<<<<
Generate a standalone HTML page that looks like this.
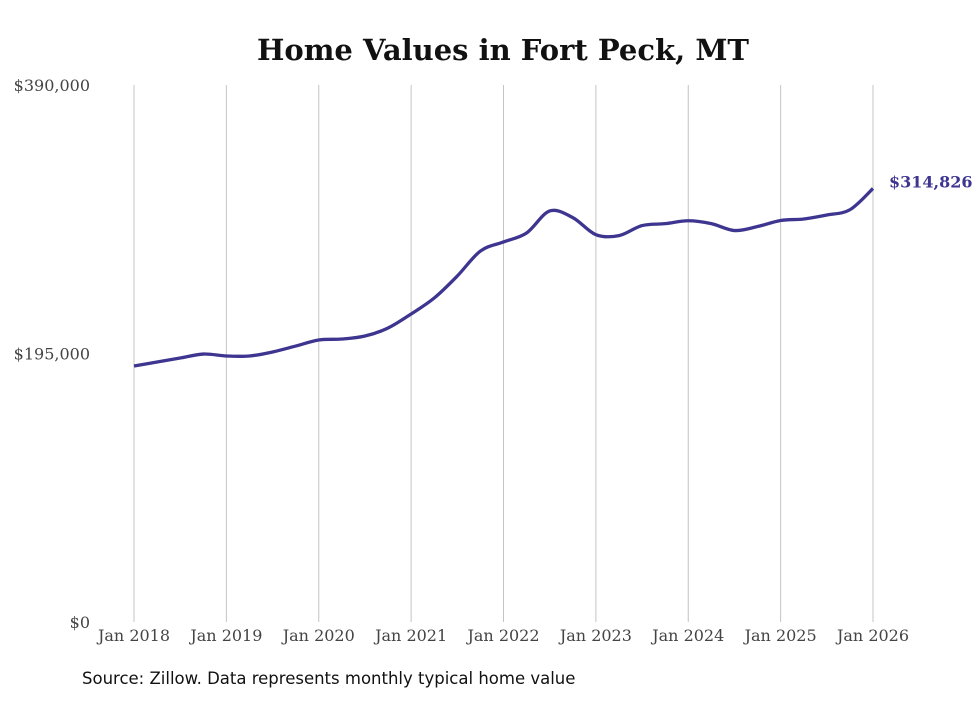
<!DOCTYPE html>
<html><head><meta charset="utf-8"><style>
body{margin:0;background:#fff;width:980px;height:699px;overflow:hidden}
svg text{font-family:"DejaVu Serif","Liberation Serif",serif}
</style></head><body>
<svg width="980" height="699">
<text x="503" y="60" text-anchor="middle" font-size="29" font-weight="bold" fill="#111">Home Values in Fort Peck, MT</text>
<g id="grid"></g><g id="yt"></g><g id="xt"></g>
<path id="line" fill="none" stroke="#3d3590" stroke-width="3.3"/>
<text id="endlabel" font-size="16" font-weight="bold" fill="#3d3590">$314,826</text>
<text x="82" y="684" font-size="16.5" fill="#111" style="font-family:'DejaVu Sans','Liberation Sans',sans-serif">Source: Zillow. Data represents monthly typical home value</text>
</svg>
<script>
const times=[2018,2018.25,2018.5,2018.75,2019,2019.25,2019.5,2019.75,2020,2020.25,2020.5,2020.75,2021,2021.25,2021.5,2021.75,2022,2022.25,2022.5,2022.75,2023,2023.25,2023.5,2023.75,2024,2024.25,2024.5,2024.75,2025,2025.25,2025.5,2025.75,2026];
const values=[185900,188800,191700,194600,193200,193200,196100,200400,204800,205500,207700,213500,223700,235300,251300,269400,276000,282500,298500,293700,281300,280600,287900,289300,291400,289300,284300,287200,291600,292700,295600,299400,314826];
const yTicks=[0,195000,390000];
const yLabels=["$0","$195,000","$390,000"];
const xTicks=[2018,2019,2020,2021,2022,2023,2024,2025,2026];
const xLabels=["Jan 2018","Jan 2019","Jan 2020","Jan 2021","Jan 2022","Jan 2023","Jan 2024","Jan 2025","Jan 2026"];
const X=t=>134+(t-2018)*(873-134)/8, Y=v=>622-v*(622-85)/390000;
const ns="http://www.w3.org/2000/svg";
function mk(tag,attrs,parent,txt){const e=document.createElementNS(ns,tag);for(const k in attrs)e.setAttribute(k,attrs[k]);if(txt!=null)e.textContent=txt;document.getElementById(parent).appendChild(e);return e;}
xTicks.forEach((t,i)=>{
 const g=mk('line',{x1:X(t),x2:X(t),y1:85,y2:622,stroke:'#c4c4c4','stroke-width':1},'grid');
 
 
 const l=mk('text',{x:X(t),y:641,'text-anchor':'middle','font-size':16,fill:'#444'},'xt',xLabels[i]);
 
 
});
yTicks.forEach((v,i)=>{
 const l=mk('text',{x:90,y:Y(v)+6,'text-anchor':'end','font-size':16,fill:'#444'},'yt',yLabels[i]);
 
 
});
const pts=times.map((t,i)=>[X(t),Y(values[i])]);
let d='M'+pts[0][0]+','+pts[0][1];
for(let i=0;i<pts.length-1;i++){
 const p0=pts[Math.max(0,i-1)],p1=pts[i],p2=pts[i+1],p3=pts[Math.min(pts.length-1,i+2)];
 d+=` C${p1[0]+(p2[0]-p0[0])/6},${p1[1]+(p2[1]-p0[1])/6} ${p2[0]-(p3[0]-p1[0])/6},${p2[1]-(p3[1]-p1[1])/6} ${p2[0]},${p2[1]}`;
}
document.getElementById('line').setAttribute('d',d);
const el=document.getElementById('endlabel');
el.setAttribute('x',X(times[times.length-1])+16);
el.setAttribute('y',Y(values[values.length-1])-1);
</script>
</body></html>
>>>>
Work required
Omit any images, then output the listing exactly.

Exercise answer
Generate a standalone HTML page that looks like this.
<!DOCTYPE html>
<html><head><meta charset="utf-8"><style>
body{margin:0;background:#fff;width:980px;height:699px;overflow:hidden}
svg text{font-family:"DejaVu Serif","Liberation Serif",serif}
</style></head><body>
<svg width="980" height="699">
<text x="503" y="60" text-anchor="middle" font-size="29" font-weight="bold" fill="#111">Home Values in Fort Peck, MT</text>
<g id="grid"></g><g id="yt"></g><g id="xt"></g>
<path id="line" fill="none" stroke="#3d3590" stroke-width="3.3"/>
<text id="endlabel" font-size="16" font-weight="bold" fill="#3d3590">$314,826</text>
<text x="82" y="684" font-size="16.5" fill="#111" style="font-family:'DejaVu Sans','Liberation Sans',sans-serif">Source: Zillow. Data represents monthly typical home value</text>
</svg>
<script>
const times=[2018,2018.25,2018.5,2018.75,2019,2019.25,2019.5,2019.75,2020,2020.25,2020.5,2020.75,2021,2021.25,2021.5,2021.75,2022,2022.25,2022.5,2022.75,2023,2023.25,2023.5,2023.75,2024,2024.25,2024.5,2024.75,2025,2025.25,2025.5,2025.75,2026];
const values=[185900,188800,191700,194600,193200,193200,196100,200400,204800,205500,207700,213500,223700,235300,251300,269400,276000,282500,298500,293700,281300,280600,287900,289300,291400,289300,284300,287200,291600,292700,295600,299400,314826];
const yTicks=[0,195000,390000];
const yLabels=["$0","$195,000","$390,000"];
const xTicks=[2018,2019,2020,2021,2022,2023,2024,2025,2026];
const xLabels=["Jan 2018","Jan 2019","Jan 2020","Jan 2021","Jan 2022","Jan 2023","Jan 2024","Jan 2025","Jan 2026"];
const X=t=>134+(t-2018)*(873-134)/8, Y=v=>622-v*(622-85)/390000;
const ns="http://www.w3.org/2000/svg";
function mk(tag,attrs,parent,txt){const e=document.createElementNS(ns,tag);for(const k in attrs)e.setAttribute(k,attrs[k]);if(txt!=null)e.textContent=txt;document.getElementById(parent).appendChild(e);return e;}
xTicks.forEach((t,i)=>{
 const g=mk('line',{x1:X(t),x2:X(t),y1:85,y2:622,stroke:'#c4c4c4','stroke-width':1},'grid');
 
 
 const l=mk('text',{x:X(t),y:641,'text-anchor':'middle','font-size':16,fill:'#444'},'xt',xLabels[i]);
 
 
});
yTicks.forEach((v,i)=>{
 const l=mk('text',{x:90,y:Y(v)+6,'text-anchor':'end','font-size':16,fill:'#444'},'yt',yLabels[i]);
 
 
});
const pts=times.map((t,i)=>[X(t),Y(values[i])]);
let d='M'+pts[0][0]+','+pts[0][1];
for(let i=0;i<pts.length-1;i++){
 const p0=pts[Math.max(0,i-1)],p1=pts[i],p2=pts[i+1],p3=pts[Math.min(pts.length-1,i+2)];
 d+=` C${p1[0]+(p2[0]-p0[0])/6},${p1[1]+(p2[1]-p0[1])/6} ${p2[0]-(p3[0]-p1[0])/6},${p2[1]-(p3[1]-p1[1])/6} ${p2[0]},${p2[1]}`;
}
document.getElementById('line').setAttribute('d',d);
const el=document.getElementById('endlabel');
el.setAttribute('x',X(times[times.length-1])+16);
el.setAttribute('y',Y(values[values.length-1])-1);
</script>
</body></html>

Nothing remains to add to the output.